--- BEGIN ---

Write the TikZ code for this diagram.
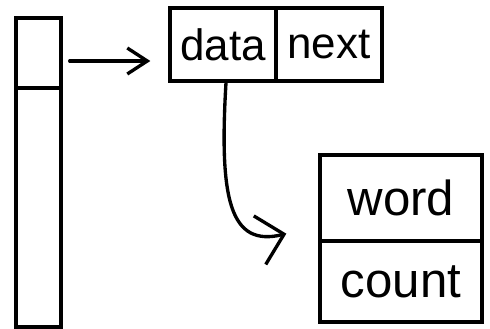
\documentclass[tikz,border=0pt]{standalone}
\usepackage{fontspec}
\setmainfont{Liberation Sans}
\usetikzlibrary{arrows.meta}
\tikzset{
  cell/.style={draw,line width=1.9pt,inner sep=0pt,font=\fontsize{25}{25}\selectfont},
  bigcell/.style={cell,font=\fontsize{28}{28}\selectfont},
  arr/.style={line width=1.9pt,line cap=round,-{Straight Barb[length=0.4cm,width=0.52cm,line width=1.9pt]}},
  bigarr/.style={line width=1.9pt,line cap=round,-{Straight Barb[length=0.5cm,width=1.0cm,line width=1.9pt]}}
}

\begin{document}
\begin{tikzpicture}
\useasboundingbox (0,0) rectangle (9.8,-6.58);
% bucket column
\node[cell,minimum width=0.9cm,minimum height=1.4cm] (slot) at (0.77,-1.06) {};
\node[cell,minimum width=0.9cm,minimum height=4.78cm] (rest) at (0.77,-4.15) {};
% list node
\node[cell,minimum width=2.12cm,minimum height=1.46cm] (data) at (4.46,-0.89) {data};
\node[cell,minimum width=2.12cm,minimum height=1.46cm] (next) at (6.58,-0.89) {next};
% record
\node[bigcell,minimum width=3.24cm,minimum height=1.72cm] (word) at (8.02,-3.96) {word};
\node[bigcell,minimum width=3.24cm,minimum height=1.62cm] (count) at (8.02,-5.63) {count};
% pointers
\draw[arr] ([shift={(0.14,-0.16)}]slot.east) -- ([shift={(-0.36,-0.33)}]data.west);
\coordinate (tip) at ([shift={(-0.64,0.18)}]word.south west);
\draw[bigarr] ([xshift=0.06cm]data.south) .. controls (4.38,-4.0) and (4.6,-4.95) .. (tip);
\end{tikzpicture}
\end{document}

--- END ---

> **DESCRIPTION OF THE TASK**
Take the listing and print it again exactly, but without any pictures.

> **WRITTEN REPLY**
Write the TikZ code for this diagram.
\documentclass[tikz,border=0pt]{standalone}
\usepackage{fontspec}
\setmainfont{Liberation Sans}
\usetikzlibrary{arrows.meta}
\tikzset{
  cell/.style={draw,line width=1.9pt,inner sep=0pt,font=\fontsize{25}{25}\selectfont},
  bigcell/.style={cell,font=\fontsize{28}{28}\selectfont},
  arr/.style={line width=1.9pt,line cap=round,-{Straight Barb[length=0.4cm,width=0.52cm,line width=1.9pt]}},
  bigarr/.style={line width=1.9pt,line cap=round,-{Straight Barb[length=0.5cm,width=1.0cm,line width=1.9pt]}}
}

\begin{document}
\begin{tikzpicture}
\useasboundingbox (0,0) rectangle (9.8,-6.58);
% bucket column
\node[cell,minimum width=0.9cm,minimum height=1.4cm] (slot) at (0.77,-1.06) {};
\node[cell,minimum width=0.9cm,minimum height=4.78cm] (rest) at (0.77,-4.15) {};
% list node
\node[cell,minimum width=2.12cm,minimum height=1.46cm] (data) at (4.46,-0.89) {data};
\node[cell,minimum width=2.12cm,minimum height=1.46cm] (next) at (6.58,-0.89) {next};
% record
\node[bigcell,minimum width=3.24cm,minimum height=1.72cm] (word) at (8.02,-3.96) {word};
\node[bigcell,minimum width=3.24cm,minimum height=1.62cm] (count) at (8.02,-5.63) {count};
% pointers
\draw[arr] ([shift={(0.14,-0.16)}]slot.east) -- ([shift={(-0.36,-0.33)}]data.west);
\coordinate (tip) at ([shift={(-0.64,0.18)}]word.south west);
\draw[bigarr] ([xshift=0.06cm]data.south) .. controls (4.38,-4.0) and (4.6,-4.95) .. (tip);
\end{tikzpicture}
\end{document}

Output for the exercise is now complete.